_Problem to solve:_
Below is some material; set it all down exactly, apart from the pictures.

_Dataset rows:_
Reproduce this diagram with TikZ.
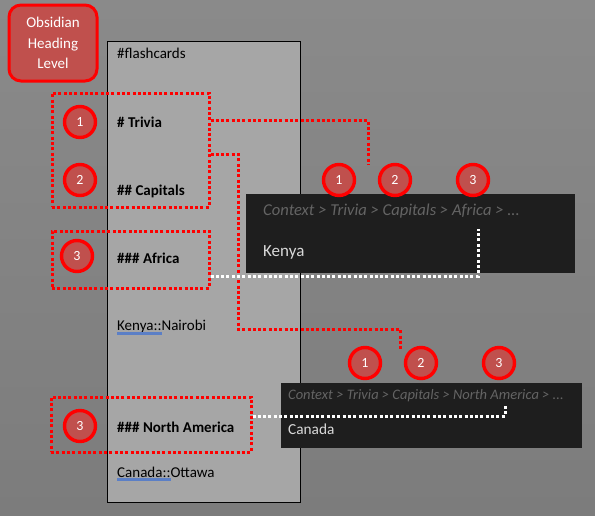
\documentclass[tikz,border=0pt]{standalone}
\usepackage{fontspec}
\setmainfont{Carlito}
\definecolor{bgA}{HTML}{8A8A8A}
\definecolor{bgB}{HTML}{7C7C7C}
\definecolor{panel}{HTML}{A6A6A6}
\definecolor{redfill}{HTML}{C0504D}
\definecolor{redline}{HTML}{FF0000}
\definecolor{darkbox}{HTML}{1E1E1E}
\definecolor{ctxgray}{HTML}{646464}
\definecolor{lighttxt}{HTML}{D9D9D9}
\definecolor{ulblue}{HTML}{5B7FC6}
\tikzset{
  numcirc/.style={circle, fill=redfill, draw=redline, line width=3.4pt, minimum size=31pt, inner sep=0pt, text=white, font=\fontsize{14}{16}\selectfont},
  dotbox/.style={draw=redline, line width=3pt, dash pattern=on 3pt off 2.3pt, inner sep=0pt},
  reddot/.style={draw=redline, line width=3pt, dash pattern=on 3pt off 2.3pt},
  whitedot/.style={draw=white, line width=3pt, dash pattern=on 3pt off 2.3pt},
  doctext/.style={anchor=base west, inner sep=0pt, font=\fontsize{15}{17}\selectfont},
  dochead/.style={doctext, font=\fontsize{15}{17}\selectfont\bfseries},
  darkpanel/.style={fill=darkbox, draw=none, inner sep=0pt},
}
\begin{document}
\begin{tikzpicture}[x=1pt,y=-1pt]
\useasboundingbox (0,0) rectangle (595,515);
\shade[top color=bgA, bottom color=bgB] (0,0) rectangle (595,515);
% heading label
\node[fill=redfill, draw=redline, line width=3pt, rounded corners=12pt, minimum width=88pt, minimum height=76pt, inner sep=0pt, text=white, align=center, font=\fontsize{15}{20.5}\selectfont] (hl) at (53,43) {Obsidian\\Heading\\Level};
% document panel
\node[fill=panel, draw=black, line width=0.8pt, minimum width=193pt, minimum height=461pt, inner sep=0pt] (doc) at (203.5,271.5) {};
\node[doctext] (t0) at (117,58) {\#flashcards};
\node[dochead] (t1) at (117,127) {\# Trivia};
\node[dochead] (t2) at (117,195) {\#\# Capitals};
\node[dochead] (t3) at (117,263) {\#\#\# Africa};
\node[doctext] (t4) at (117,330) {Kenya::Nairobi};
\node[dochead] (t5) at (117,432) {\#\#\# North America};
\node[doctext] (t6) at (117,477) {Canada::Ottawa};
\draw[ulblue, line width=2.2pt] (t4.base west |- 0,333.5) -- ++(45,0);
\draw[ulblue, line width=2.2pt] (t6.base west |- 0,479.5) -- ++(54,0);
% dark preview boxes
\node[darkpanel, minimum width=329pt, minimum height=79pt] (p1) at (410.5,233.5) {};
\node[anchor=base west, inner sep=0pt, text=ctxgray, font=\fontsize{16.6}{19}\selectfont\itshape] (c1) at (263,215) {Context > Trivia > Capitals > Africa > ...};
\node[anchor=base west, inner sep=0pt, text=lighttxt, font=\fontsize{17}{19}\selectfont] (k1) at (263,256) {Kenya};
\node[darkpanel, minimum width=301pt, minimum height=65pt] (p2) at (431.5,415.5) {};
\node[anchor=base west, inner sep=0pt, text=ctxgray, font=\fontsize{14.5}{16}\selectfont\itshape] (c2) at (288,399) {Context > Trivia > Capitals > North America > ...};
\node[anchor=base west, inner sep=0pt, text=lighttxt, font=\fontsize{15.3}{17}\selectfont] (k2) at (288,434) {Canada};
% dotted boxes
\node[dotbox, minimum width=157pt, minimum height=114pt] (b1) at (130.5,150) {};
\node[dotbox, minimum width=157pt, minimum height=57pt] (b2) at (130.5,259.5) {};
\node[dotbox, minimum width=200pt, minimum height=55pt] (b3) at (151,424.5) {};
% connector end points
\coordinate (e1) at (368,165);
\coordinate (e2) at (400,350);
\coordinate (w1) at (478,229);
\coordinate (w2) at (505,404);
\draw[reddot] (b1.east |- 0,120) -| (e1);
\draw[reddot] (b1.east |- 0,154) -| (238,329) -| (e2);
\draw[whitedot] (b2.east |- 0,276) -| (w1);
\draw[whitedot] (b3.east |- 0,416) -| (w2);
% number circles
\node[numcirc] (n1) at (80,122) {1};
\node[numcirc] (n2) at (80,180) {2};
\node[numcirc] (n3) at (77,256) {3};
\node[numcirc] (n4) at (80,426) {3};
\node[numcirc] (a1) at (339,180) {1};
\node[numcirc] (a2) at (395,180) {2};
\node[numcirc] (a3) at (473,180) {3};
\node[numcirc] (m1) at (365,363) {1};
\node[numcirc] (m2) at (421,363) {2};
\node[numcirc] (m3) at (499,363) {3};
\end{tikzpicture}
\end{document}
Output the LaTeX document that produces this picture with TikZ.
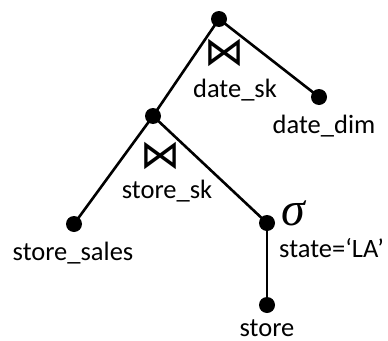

_Result for this exercise:_
Reproduce this diagram with TikZ.
\documentclass[tikz,border=0pt]{standalone}
\usepackage{fontspec}
\setmainfont{Carlito}
\definecolor{bgA}{HTML}{8A8A8A}
\definecolor{bgB}{HTML}{7C7C7C}
\definecolor{panel}{HTML}{A6A6A6}
\definecolor{redfill}{HTML}{C0504D}
\definecolor{redline}{HTML}{FF0000}
\definecolor{darkbox}{HTML}{1E1E1E}
\definecolor{ctxgray}{HTML}{646464}
\definecolor{lighttxt}{HTML}{D9D9D9}
\definecolor{ulblue}{HTML}{5B7FC6}
\tikzset{
  numcirc/.style={circle, fill=redfill, draw=redline, line width=3.4pt, minimum size=31pt, inner sep=0pt, text=white, font=\fontsize{14}{16}\selectfont},
  dotbox/.style={draw=redline, line width=3pt, dash pattern=on 3pt off 2.3pt, inner sep=0pt},
  reddot/.style={draw=redline, line width=3pt, dash pattern=on 3pt off 2.3pt},
  whitedot/.style={draw=white, line width=3pt, dash pattern=on 3pt off 2.3pt},
  doctext/.style={anchor=base west, inner sep=0pt, font=\fontsize{15}{17}\selectfont},
  dochead/.style={doctext, font=\fontsize{15}{17}\selectfont\bfseries},
  darkpanel/.style={fill=darkbox, draw=none, inner sep=0pt},
}
\begin{document}
\begin{tikzpicture}[x=1pt,y=-1pt]
\useasboundingbox (0,0) rectangle (595,515);
\shade[top color=bgA, bottom color=bgB] (0,0) rectangle (595,515);
% heading label
\node[fill=redfill, draw=redline, line width=3pt, rounded corners=12pt, minimum width=88pt, minimum height=76pt, inner sep=0pt, text=white, align=center, font=\fontsize{15}{20.5}\selectfont] (hl) at (53,43) {Obsidian\\Heading\\Level};
% document panel
\node[fill=panel, draw=black, line width=0.8pt, minimum width=193pt, minimum height=461pt, inner sep=0pt] (doc) at (203.5,271.5) {};
\node[doctext] (t0) at (117,58) {\#flashcards};
\node[dochead] (t1) at (117,127) {\# Trivia};
\node[dochead] (t2) at (117,195) {\#\# Capitals};
\node[dochead] (t3) at (117,263) {\#\#\# Africa};
\node[doctext] (t4) at (117,330) {Kenya::Nairobi};
\node[dochead] (t5) at (117,432) {\#\#\# North America};
\node[doctext] (t6) at (117,477) {Canada::Ottawa};
\draw[ulblue, line width=2.2pt] (t4.base west |- 0,333.5) -- ++(45,0);
\draw[ulblue, line width=2.2pt] (t6.base west |- 0,479.5) -- ++(54,0);
% dark preview boxes
\node[darkpanel, minimum width=329pt, minimum height=79pt] (p1) at (410.5,233.5) {};
\node[anchor=base west, inner sep=0pt, text=ctxgray, font=\fontsize{16.6}{19}\selectfont\itshape] (c1) at (263,215) {Context > Trivia > Capitals > Africa > ...};
\node[anchor=base west, inner sep=0pt, text=lighttxt, font=\fontsize{17}{19}\selectfont] (k1) at (263,256) {Kenya};
\node[darkpanel, minimum width=301pt, minimum height=65pt] (p2) at (431.5,415.5) {};
\node[anchor=base west, inner sep=0pt, text=ctxgray, font=\fontsize{14.5}{16}\selectfont\itshape] (c2) at (288,399) {Context > Trivia > Capitals > North America > ...};
\node[anchor=base west, inner sep=0pt, text=lighttxt, font=\fontsize{15.3}{17}\selectfont] (k2) at (288,434) {Canada};
% dotted boxes
\node[dotbox, minimum width=157pt, minimum height=114pt] (b1) at (130.5,150) {};
\node[dotbox, minimum width=157pt, minimum height=57pt] (b2) at (130.5,259.5) {};
\node[dotbox, minimum width=200pt, minimum height=55pt] (b3) at (151,424.5) {};
% connector end points
\coordinate (e1) at (368,165);
\coordinate (e2) at (400,350);
\coordinate (w1) at (478,229);
\coordinate (w2) at (505,404);
\draw[reddot] (b1.east |- 0,120) -| (e1);
\draw[reddot] (b1.east |- 0,154) -| (238,329) -| (e2);
\draw[whitedot] (b2.east |- 0,276) -| (w1);
\draw[whitedot] (b3.east |- 0,416) -| (w2);
% number circles
\node[numcirc] (n1) at (80,122) {1};
\node[numcirc] (n2) at (80,180) {2};
\node[numcirc] (n3) at (77,256) {3};
\node[numcirc] (n4) at (80,426) {3};
\node[numcirc] (a1) at (339,180) {1};
\node[numcirc] (a2) at (395,180) {2};
\node[numcirc] (a3) at (473,180) {3};
\node[numcirc] (m1) at (365,363) {1};
\node[numcirc] (m2) at (421,363) {2};
\node[numcirc] (m3) at (499,363) {3};
\end{tikzpicture}
\end{document}
Output the LaTeX document that produces this picture with TikZ.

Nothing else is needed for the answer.